New Labour, Old Britain: the failure of the Westminster consensus

Between the cash for peerages affair and the ending of the Al-Yamama investigation, its been a black couple of days for British politics.

British politics, not just the Labour Party, because the Conservatives are themselves vulnerable over peerages and, naturally enough, they support the decision over Al-Yamama.

Indeed, the fag-end of the Blair premiership is demonstrating more clearly than ever, how far Labour is beholden to a very conservative consensus about Britain’s place in the world. The nature of that consensus was neatly summed-up in a 1999 article by Robin Ramsay:

Although Britain is a democracy in some senses, the ‘will of the people’ has never been extended to cover the key areas of interest to a state which was developed to run and service an empire.
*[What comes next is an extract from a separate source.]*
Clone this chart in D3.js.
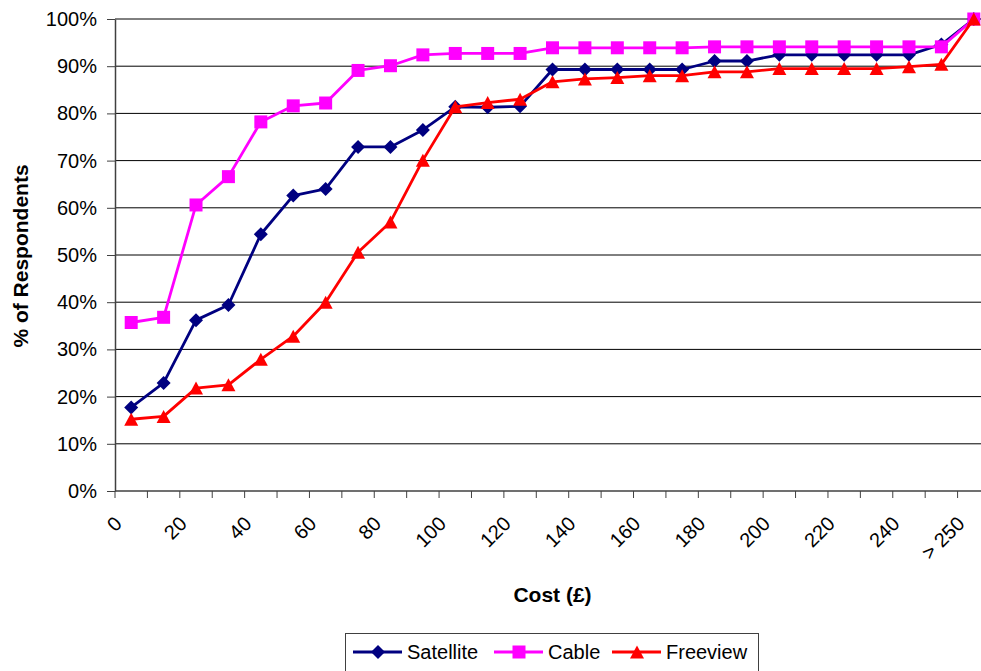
<!DOCTYPE html>
<html>
<head>
<meta charset="utf-8">
<script src="https://cdn.jsdelivr.net/npm/d3@7"></script>
<style>
  body { margin: 0; background: #fff; }
  svg { display: block; font-family: Arial, "Liberation Sans", sans-serif; }
</style>
</head>
<body>
<div id="chart"></div>
<script>
// categories on the cost axis (every other one gets a label)
var categories = ["0","10","20","30","40","50","60","70","80","90","100","110","120","130",
  "140","150","160","170","180","190","200","210","220","230","240","250","> 250"];

var satellite = [17.7, 22.9, 36.2, 39.4, 54.4, 62.6, 64.0, 72.9, 72.9, 76.5, 81.4, 81.3, 81.5,
  89.3, 89.3, 89.3, 89.3, 89.3, 91.1, 91.1, 92.4, 92.4, 92.4, 92.4, 92.4, 94.6, 100];
var cable = [35.7, 36.8, 60.6, 66.6, 78.2, 81.6, 82.2, 89.1, 90.1, 92.4, 92.7, 92.7, 92.7,
  93.9, 93.9, 93.9, 93.9, 93.9, 94.1, 94.1, 94.1, 94.1, 94.1, 94.1, 94.1, 94.1, 100];
var freeview = [15.2, 15.8, 21.8, 22.5, 27.9, 32.8, 40.0, 50.6, 57.0, 70.1, 81.4, 82.3, 83.0,
  86.7, 87.3, 87.6, 88.0, 88.0, 88.8, 88.8, 89.5, 89.5, 89.5, 89.5, 89.9, 90.4, 100];

var seriesNames = ["Satellite", "Cable", "Freeview"];
var yTicks = [0, 10, 20, 30, 40, 50, 60, 70, 80, 90, 100];

var width = 981, height = 671;
var plot = {left: 115, top: 19, right: 990, bottom: 491};

var colors = {Satellite: "#000080", Cable: "#FF00FF", Freeview: "#FF0000"};

// marker shapes, drawn around (0,0)
var markers = {
  Satellite: "M0,-7L7,0L0,7L-7,0Z",
  Cable: "M-6.5,-6.5L6.5,-6.5L6.5,6.5L-6.5,6.5Z",
  Freeview: "M0,-6.5L7,6.5L-7,6.5Z"
};

var series = [
  {name: "Satellite", values: satellite},
  {name: "Cable", values: cable},
  {name: "Freeview", values: freeview}
];

var x = d3.scaleBand().domain(categories).range([plot.left, plot.right]).padding(0);
var y = d3.scaleLinear().domain([0, 100]).range([plot.bottom, plot.top]);

function cx(c) { return x(c) + x.bandwidth() / 2; }

var svg = d3.select("#chart").append("svg")
  .attr("width", width)
  .attr("height", height);

// horizontal gridlines
svg.append("g").selectAll("line")
  .data(yTicks.slice(1))
  .enter().append("line")
  .attr("x1", plot.left).attr("x2", plot.right)
  .attr("y1", function (d) { return y(d); })
  .attr("y2", function (d) { return y(d); })
  .attr("stroke", "#000")
  .attr("stroke-width", 1);

// y axis
var yAxis = svg.append("g")
  .attr("transform", "translate(" + plot.left + ",0)")
  .call(d3.axisLeft(y).tickValues(yTicks).tickFormat(function (d) { return d + "%"; })
    .tickSizeInner(8).tickSizeOuter(0).tickPadding(10));
yAxis.select(".domain").attr("stroke", "#404040").attr("stroke-width", 1.5);
yAxis.selectAll(".tick line").attr("stroke", "#404040");
yAxis.selectAll("text").attr("font-size", 20).attr("fill", "#000")
  .attr("font-family", "Arial, 'Liberation Sans', sans-serif");

// x axis - ticks sit on category boundaries
var xAxis = svg.append("g");
xAxis.append("line")
  .attr("x1", plot.left).attr("x2", plot.right)
  .attr("y1", plot.bottom).attr("y2", plot.bottom)
  .attr("stroke", "#404040").attr("stroke-width", 1.5);
xAxis.selectAll(".xtick")
  .data(categories.map(function (c) { return x(c); }).concat([plot.right]))
  .enter().append("line")
  .attr("class", "xtick")
  .attr("x1", function (d) { return d; }).attr("x2", function (d) { return d; })
  .attr("y1", plot.bottom).attr("y2", plot.bottom + 7)
  .attr("stroke", "#404040");
xAxis.selectAll(".xlabel")
  .data(categories.filter(function (c, i) { return i % 2 === 0; }))
  .enter().append("text")
  .attr("class", "xlabel")
  .attr("transform", function (c) { return "translate(" + (cx(c) - 8) + "," + (plot.bottom + 34) + ") rotate(-45)"; })
  .attr("text-anchor", "end")
  .attr("font-size", 20)
  .text(function (c) { return c; });

// axis titles
svg.append("text")
  .attr("transform", "translate(28," + ((plot.top + plot.bottom) / 2 + 1) + ") rotate(-90)")
  .attr("text-anchor", "middle")
  .attr("font-size", 21)
  .attr("font-weight", "bold")
  .text("% of Respondents");

svg.append("text")
  .attr("x", (plot.left + plot.right) / 2)
  .attr("y", 602)
  .attr("text-anchor", "middle")
  .attr("font-size", 21)
  .attr("font-weight", "bold")
  .text("Cost (£)");

// lines and markers
var line = d3.line()
  .x(function (d, i) { return cx(categories[i]); })
  .y(function (d) { return y(d); });

var groups = svg.selectAll(".series")
  .data(series)
  .enter().append("g")
  .attr("class", "series");

groups.append("path")
  .attr("d", function (s) { return line(s.values); })
  .attr("fill", "none")
  .attr("stroke", function (s) { return colors[s.name]; })
  .attr("stroke-width", 2.8)
  .attr("stroke-linejoin", "round");

groups.each(function (s) {
  d3.select(this).selectAll(".marker")
    .data(s.values)
    .enter().append("path")
    .attr("class", "marker")
    .attr("d", markers[s.name])
    .attr("transform", function (d, i) { return "translate(" + cx(categories[i]) + "," + y(d) + ")"; })
    .attr("fill", colors[s.name]);
});

// legend
var legend = svg.append("g");
legend.append("rect")
  .attr("x", 345.5).attr("y", 633.5)
  .attr("width", 413).attr("height", 60)
  .attr("fill", "#fff")
  .attr("stroke", "#404040");

var legendX = [353, 494, 612];
var legendItem = legend.selectAll(".item")
  .data(seriesNames)
  .enter().append("g")
  .attr("class", "item")
  .attr("transform", function (d, i) { return "translate(" + legendX[i] + ",652)"; });
legendItem.append("line")
  .attr("x1", 0).attr("x2", 49)
  .attr("stroke", function (d) { return colors[d]; })
  .attr("stroke-width", 2.8);
legendItem.append("path")
  .attr("d", function (d) { return markers[d]; })
  .attr("transform", "translate(25,0)")
  .attr("fill", function (d) { return colors[d]; });
legendItem.append("text")
  .attr("x", 54).attr("y", 7)
  .attr("font-size", 20)
  .text(function (d) { return d; });
</script>
</body>
</html>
Defence, foreign policy, security and intelligence policy – in none of these areas can MPs or their constituents have access to official information or have any input into policy. (The Wilson plots, Variant issue 8)

Stephen Dorril makes the same point in his history of MI6, originally published in 2000:

Questions concerning these major foreign policy issues and the status of an intelligence service in what is a medium-ranking state are carefully avoided. British policy circles are still obsessed with the country – as Douglas Hurd put it – ‘punching above its weight’ which requires extensive intelligence-gathering capabilities. They have never shaken off the all-too-accurate jibe of  former US Secretary of State Dean Acheson that Britain had lost an empire but had not found a new role. (MI6: Inside the Covert World of Her Majesty’s Secret Intelligence Service, P780)
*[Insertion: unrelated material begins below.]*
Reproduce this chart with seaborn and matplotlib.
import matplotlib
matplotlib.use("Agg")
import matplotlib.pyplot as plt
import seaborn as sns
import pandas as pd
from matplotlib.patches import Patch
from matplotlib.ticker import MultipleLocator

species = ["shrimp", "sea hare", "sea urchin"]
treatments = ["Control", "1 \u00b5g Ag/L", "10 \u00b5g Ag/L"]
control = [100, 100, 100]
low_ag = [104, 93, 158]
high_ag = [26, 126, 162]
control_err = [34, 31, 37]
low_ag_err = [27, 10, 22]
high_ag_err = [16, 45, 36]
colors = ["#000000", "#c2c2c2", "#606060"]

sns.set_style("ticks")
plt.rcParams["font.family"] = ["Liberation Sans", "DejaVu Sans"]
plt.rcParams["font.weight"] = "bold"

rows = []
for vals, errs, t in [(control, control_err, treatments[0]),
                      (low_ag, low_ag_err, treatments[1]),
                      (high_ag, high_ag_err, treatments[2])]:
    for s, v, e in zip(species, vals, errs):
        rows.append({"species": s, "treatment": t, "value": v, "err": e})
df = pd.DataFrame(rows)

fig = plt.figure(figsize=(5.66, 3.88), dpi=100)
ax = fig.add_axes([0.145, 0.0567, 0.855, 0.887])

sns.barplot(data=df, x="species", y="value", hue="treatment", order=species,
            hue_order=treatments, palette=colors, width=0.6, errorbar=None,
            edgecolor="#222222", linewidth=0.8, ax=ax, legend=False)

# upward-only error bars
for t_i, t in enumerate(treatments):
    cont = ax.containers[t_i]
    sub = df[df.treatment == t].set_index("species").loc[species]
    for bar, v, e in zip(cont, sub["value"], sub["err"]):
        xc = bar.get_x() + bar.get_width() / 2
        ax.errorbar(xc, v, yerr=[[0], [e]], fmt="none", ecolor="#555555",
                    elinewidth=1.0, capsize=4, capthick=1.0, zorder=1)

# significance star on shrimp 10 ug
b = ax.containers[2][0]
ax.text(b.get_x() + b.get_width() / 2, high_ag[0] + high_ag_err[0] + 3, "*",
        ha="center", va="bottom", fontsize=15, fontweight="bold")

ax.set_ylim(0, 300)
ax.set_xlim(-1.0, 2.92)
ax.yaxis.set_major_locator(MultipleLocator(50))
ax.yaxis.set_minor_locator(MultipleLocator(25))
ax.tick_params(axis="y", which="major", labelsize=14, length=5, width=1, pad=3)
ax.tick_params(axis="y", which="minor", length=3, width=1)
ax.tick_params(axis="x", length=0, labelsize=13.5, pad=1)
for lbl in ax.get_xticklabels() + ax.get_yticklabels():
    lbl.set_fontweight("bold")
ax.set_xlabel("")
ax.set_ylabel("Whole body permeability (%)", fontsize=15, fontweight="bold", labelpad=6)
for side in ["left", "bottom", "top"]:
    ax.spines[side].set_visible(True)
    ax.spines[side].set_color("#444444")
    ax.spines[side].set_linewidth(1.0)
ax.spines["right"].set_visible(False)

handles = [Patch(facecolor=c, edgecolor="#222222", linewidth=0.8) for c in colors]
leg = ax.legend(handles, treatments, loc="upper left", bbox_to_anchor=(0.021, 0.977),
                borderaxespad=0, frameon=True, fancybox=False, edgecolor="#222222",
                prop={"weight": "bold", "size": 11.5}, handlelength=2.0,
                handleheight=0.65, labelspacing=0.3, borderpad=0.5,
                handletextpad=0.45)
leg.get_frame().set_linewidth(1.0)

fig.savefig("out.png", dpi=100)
Tom Nairn expresses the same idea in his 1988 critique of the monarchy:

the aim of Greatness in retreat can only be to cling to a ‘crossroads’ location and status for as long as possible. The Royal Bomb was created for this political purpose alone, like the rest of the post-war U.K.’s relatively huge Defence budget…

… British political life exists to service Greatness. This is its origin, the logic of its evolution and the condition of its survival. A functional mercantile centrality forged the long duration of its history, and imagined centrality remains its idealogical lifeblood. (The Enchanted Glass: Britain and its Monarchy, P253-254)

The limits of that consensus are particularly visible at the moment, in the Al-Yamama deal, in the drive to replace Trident, in the prospect of a British Prime Minister indulging his delusions of grandeur in the Middle East fifty years after Suez, and above all, of course, in the Iraq debacle. On none of these issues is there a straightforward party divide between Labour and the Tories.

Even the SNP, the only major party in Britain which is consistently challenging this orthodoxy, has some voices that would like to take it into the ‘Westminster consensus.’

Nevertheless, it is the SNP which has made the running on cash for peerages, and latterly on Iraq. An SNP victory in the Scottish elections next May might be the one thing that could overturn the Westminster consensus.